Set the data down again, exactly as it reads, but without the pictures.

SUPPLIED INFORMATION:
■ ■ ■
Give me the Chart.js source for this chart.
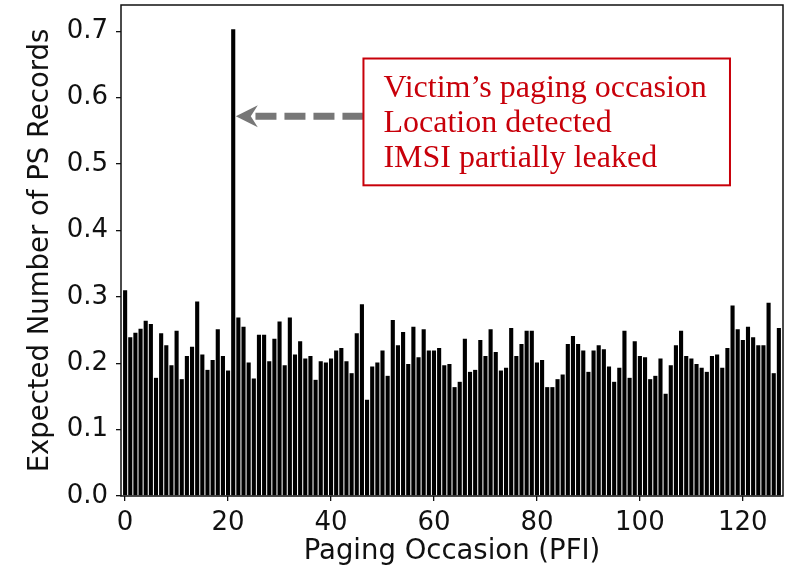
<!DOCTYPE html>
<html>
<head>
<meta charset="utf-8">
<script src="https://cdn.jsdelivr.net/npm/chart.js@4"></script>
<style>
  html, body { margin: 0; padding: 0; background: #fff; }
  #wrap { width: 793px; height: 572px; }
</style>
</head>
<body>
<div id="wrap"><canvas id="myChart" width="793" height="572"></canvas></div>
<script>
var ctx = document.getElementById('myChart');

// expected number of PS records per paging occasion (PFI 0..127)
var records = [
  0.310, 0.239, 0.246, 0.252, 0.264, 0.259, 0.178, 0.245, 0.227, 0.197,
  0.249, 0.176, 0.211, 0.225, 0.293, 0.213, 0.190, 0.205, 0.251, 0.211,
  0.189, 0.703, 0.269, 0.255, 0.201, 0.177, 0.243, 0.243, 0.203, 0.237,
  0.263, 0.197, 0.269, 0.213, 0.233, 0.207, 0.211, 0.175, 0.203, 0.201,
  0.207, 0.219, 0.223, 0.203, 0.185, 0.245, 0.289, 0.145, 0.195, 0.201,
  0.219, 0.181, 0.265, 0.227, 0.247, 0.199, 0.255, 0.209, 0.251, 0.219,
  0.219, 0.223, 0.197, 0.199, 0.164, 0.172, 0.237, 0.187, 0.190, 0.235,
  0.211, 0.251, 0.217, 0.189, 0.193, 0.253, 0.211, 0.229, 0.249, 0.249,
  0.201, 0.205, 0.164, 0.164, 0.176, 0.183, 0.229, 0.241, 0.229, 0.219,
  0.187, 0.219, 0.227, 0.221, 0.195, 0.172, 0.193, 0.249, 0.178, 0.233,
  0.211, 0.209, 0.176, 0.181, 0.207, 0.154, 0.197, 0.227, 0.249, 0.211,
  0.207, 0.199, 0.193, 0.187, 0.211, 0.213, 0.193, 0.223, 0.287, 0.251,
  0.235, 0.255, 0.239, 0.227, 0.227, 0.291, 0.185, 0.253
];
var pfi = records.map(function (v, i) { return i; });
var xTicks = [0, 20, 40, 60, 80, 100, 120];
var yTicks = [0.0, 0.1, 0.2, 0.3, 0.4, 0.5, 0.6, 0.7];
var noteLines = ['Victim\u2019s paging occasion', 'Location detected', 'IMSI partially leaked'];

var FONT = 'DejaVu Sans';
var RED = '#c8000a';

// black frame, dashed arrow and red note box
var annotate = {
  id: 'annotate',
  afterDraw: function (chart) {
    var c = chart.ctx, a = chart.chartArea;
    var xs = chart.scales.x, ys = chart.scales.y;
    c.save();
    c.strokeStyle = '#111';
    c.lineWidth = 1.5;
    c.strokeRect(a.left, a.top, a.right - a.left, a.bottom - a.top);

    var bx1 = xs.getPixelForValue(46.3), bx2 = xs.getPixelForValue(117.5);
    var by1 = ys.getPixelForValue(0.659), by2 = ys.getPixelForValue(0.468);
    var tipX = xs.getPixelForValue(21.5), ay = ys.getPixelForValue(0.572);

    // dashed shaft
    c.strokeStyle = '#777';
    c.lineWidth = 7;
    c.setLineDash([21, 8]);
    c.beginPath();
    c.moveTo(bx1, ay);
    c.lineTo(tipX + 18, ay);
    c.stroke();
    c.setLineDash([]);
    // head
    c.fillStyle = '#777';
    c.beginPath();
    c.moveTo(tipX, ay);
    c.lineTo(tipX + 22, ay - 11);
    c.lineTo(tipX + 15, ay);
    c.lineTo(tipX + 22, ay + 11);
    c.closePath();
    c.fill();

    // note box
    c.fillStyle = '#fff';
    c.fillRect(bx1, by1, bx2 - bx1, by2 - by1);
    c.strokeStyle = RED;
    c.lineWidth = 2;
    c.strokeRect(bx1, by1, bx2 - bx1, by2 - by1);
    c.fillStyle = RED;
    c.font = '32px "Liberation Serif"';
    c.textBaseline = 'alphabetic';
    c.textAlign = 'left';
    noteLines.forEach(function (t, i) {
      c.fillText(t, bx1 + 20, by1 + 38 + i * 35);
    });
    c.restore();
  }
};

var myChart = new Chart(ctx, {
  type: 'bar',
  data: {
    datasets: [{
      label: 'PS records',
      data: pfi.map(function (p, i) { return { x: p, y: records[i] }; }),
      backgroundColor: '#000',
      borderWidth: 0,
      barPercentage: 0.8,
      categoryPercentage: 1.0
    }]
  },
  options: {
    responsive: false,
    animation: false,
    layout: { padding: { top: 5, right: 10, left: 0, bottom: 0 } },
    plugins: {
      legend: { display: false },
      tooltip: { enabled: false }
    },
    scales: {
      x: {
        type: 'linear',
        min: -0.8,
        max: 127.8,
        bounds: 'data',
        offset: false,
        afterFit: function (s) {
          s.height = 76;
          s.paddingLeft = 0;
          s.paddingRight = 0;
        },
        afterBuildTicks: function (s) {
          s.ticks = xTicks.map(function (v) { return { value: v }; });
        },
        border: { display: false },
        grid: { drawOnChartArea: false, offset: false, tickLength: 5, color: '#111', lineWidth: 1.3 },
        ticks: {
          font: { family: FONT, size: 26 },
          color: '#111',
          padding: 7,
          maxRotation: 0,
          includeBounds: false
        },
        title: {
          display: true,
          text: 'Paging Occasion (PFI)',
          font: { family: FONT, size: 27.5 },
          color: '#111',
          padding: { top: 0, bottom: 4 }
        }
      },
      y: {
        min: 0,
        max: 0.7396,
        bounds: 'data',
        afterFit: function (s) {
          s.width = 121;
          s.paddingTop = 0;
          s.paddingBottom = 0;
        },
        afterBuildTicks: function (s) {
          s.ticks = yTicks.map(function (v) { return { value: v }; });
        },
        border: { display: false },
        grid: { drawOnChartArea: false, tickLength: 5, color: '#111', lineWidth: 1.3 },
        ticks: {
          font: { family: FONT, size: 26 },
          color: '#111',
          padding: 8,
          callback: function (v) { return v.toFixed(1); }
        },
        title: {
          display: true,
          text: 'Expected Number of PS Records',
          font: { family: FONT, size: 27.5 },
          color: '#111',
          padding: { top: 24, bottom: 0 }
        }
      }
    }
  },
  plugins: [annotate]
});

myChart.render();
</script>
</body>
</html>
■ ■ ■
WRITTEN RESPONSE:
Give me the Chart.js source for this chart.
<!DOCTYPE html>
<html>
<head>
<meta charset="utf-8">
<script src="https://cdn.jsdelivr.net/npm/chart.js@4"></script>
<style>
  html, body { margin: 0; padding: 0; background: #fff; }
  #wrap { width: 793px; height: 572px; }
</style>
</head>
<body>
<div id="wrap"><canvas id="myChart" width="793" height="572"></canvas></div>
<script>
var ctx = document.getElementById('myChart');

// expected number of PS records per paging occasion (PFI 0..127)
var records = [
  0.310, 0.239, 0.246, 0.252, 0.264, 0.259, 0.178, 0.245, 0.227, 0.197,
  0.249, 0.176, 0.211, 0.225, 0.293, 0.213, 0.190, 0.205, 0.251, 0.211,
  0.189, 0.703, 0.269, 0.255, 0.201, 0.177, 0.243, 0.243, 0.203, 0.237,
  0.263, 0.197, 0.269, 0.213, 0.233, 0.207, 0.211, 0.175, 0.203, 0.201,
  0.207, 0.219, 0.223, 0.203, 0.185, 0.245, 0.289, 0.145, 0.195, 0.201,
  0.219, 0.181, 0.265, 0.227, 0.247, 0.199, 0.255, 0.209, 0.251, 0.219,
  0.219, 0.223, 0.197, 0.199, 0.164, 0.172, 0.237, 0.187, 0.190, 0.235,
  0.211, 0.251, 0.217, 0.189, 0.193, 0.253, 0.211, 0.229, 0.249, 0.249,
  0.201, 0.205, 0.164, 0.164, 0.176, 0.183, 0.229, 0.241, 0.229, 0.219,
  0.187, 0.219, 0.227, 0.221, 0.195, 0.172, 0.193, 0.249, 0.178, 0.233,
  0.211, 0.209, 0.176, 0.181, 0.207, 0.154, 0.197, 0.227, 0.249, 0.211,
  0.207, 0.199, 0.193, 0.187, 0.211, 0.213, 0.193, 0.223, 0.287, 0.251,
  0.235, 0.255, 0.239, 0.227, 0.227, 0.291, 0.185, 0.253
];
var pfi = records.map(function (v, i) { return i; });
var xTicks = [0, 20, 40, 60, 80, 100, 120];
var yTicks = [0.0, 0.1, 0.2, 0.3, 0.4, 0.5, 0.6, 0.7];
var noteLines = ['Victim\u2019s paging occasion', 'Location detected', 'IMSI partially leaked'];

var FONT = 'DejaVu Sans';
var RED = '#c8000a';

// black frame, dashed arrow and red note box
var annotate = {
  id: 'annotate',
  afterDraw: function (chart) {
    var c = chart.ctx, a = chart.chartArea;
    var xs = chart.scales.x, ys = chart.scales.y;
    c.save();
    c.strokeStyle = '#111';
    c.lineWidth = 1.5;
    c.strokeRect(a.left, a.top, a.right - a.left, a.bottom - a.top);

    var bx1 = xs.getPixelForValue(46.3), bx2 = xs.getPixelForValue(117.5);
    var by1 = ys.getPixelForValue(0.659), by2 = ys.getPixelForValue(0.468);
    var tipX = xs.getPixelForValue(21.5), ay = ys.getPixelForValue(0.572);

    // dashed shaft
    c.strokeStyle = '#777';
    c.lineWidth = 7;
    c.setLineDash([21, 8]);
    c.beginPath();
    c.moveTo(bx1, ay);
    c.lineTo(tipX + 18, ay);
    c.stroke();
    c.setLineDash([]);
    // head
    c.fillStyle = '#777';
    c.beginPath();
    c.moveTo(tipX, ay);
    c.lineTo(tipX + 22, ay - 11);
    c.lineTo(tipX + 15, ay);
    c.lineTo(tipX + 22, ay + 11);
    c.closePath();
    c.fill();

    // note box
    c.fillStyle = '#fff';
    c.fillRect(bx1, by1, bx2 - bx1, by2 - by1);
    c.strokeStyle = RED;
    c.lineWidth = 2;
    c.strokeRect(bx1, by1, bx2 - bx1, by2 - by1);
    c.fillStyle = RED;
    c.font = '32px "Liberation Serif"';
    c.textBaseline = 'alphabetic';
    c.textAlign = 'left';
    noteLines.forEach(function (t, i) {
      c.fillText(t, bx1 + 20, by1 + 38 + i * 35);
    });
    c.restore();
  }
};

var myChart = new Chart(ctx, {
  type: 'bar',
  data: {
    datasets: [{
      label: 'PS records',
      data: pfi.map(function (p, i) { return { x: p, y: records[i] }; }),
      backgroundColor: '#000',
      borderWidth: 0,
      barPercentage: 0.8,
      categoryPercentage: 1.0
    }]
  },
  options: {
    responsive: false,
    animation: false,
    layout: { padding: { top: 5, right: 10, left: 0, bottom: 0 } },
    plugins: {
      legend: { display: false },
      tooltip: { enabled: false }
    },
    scales: {
      x: {
        type: 'linear',
        min: -0.8,
        max: 127.8,
        bounds: 'data',
        offset: false,
        afterFit: function (s) {
          s.height = 76;
          s.paddingLeft = 0;
          s.paddingRight = 0;
        },
        afterBuildTicks: function (s) {
          s.ticks = xTicks.map(function (v) { return { value: v }; });
        },
        border: { display: false },
        grid: { drawOnChartArea: false, offset: false, tickLength: 5, color: '#111', lineWidth: 1.3 },
        ticks: {
          font: { family: FONT, size: 26 },
          color: '#111',
          padding: 7,
          maxRotation: 0,
          includeBounds: false
        },
        title: {
          display: true,
          text: 'Paging Occasion (PFI)',
          font: { family: FONT, size: 27.5 },
          color: '#111',
          padding: { top: 0, bottom: 4 }
        }
      },
      y: {
        min: 0,
        max: 0.7396,
        bounds: 'data',
        afterFit: function (s) {
          s.width = 121;
          s.paddingTop = 0;
          s.paddingBottom = 0;
        },
        afterBuildTicks: function (s) {
          s.ticks = yTicks.map(function (v) { return { value: v }; });
        },
        border: { display: false },
        grid: { drawOnChartArea: false, tickLength: 5, color: '#111', lineWidth: 1.3 },
        ticks: {
          font: { family: FONT, size: 26 },
          color: '#111',
          padding: 8,
          callback: function (v) { return v.toFixed(1); }
        },
        title: {
          display: true,
          text: 'Expected Number of PS Records',
          font: { family: FONT, size: 27.5 },
          color: '#111',
          padding: { top: 24, bottom: 0 }
        }
      }
    }
  },
  plugins: [annotate]
});

myChart.render();
</script>
</body>
</html>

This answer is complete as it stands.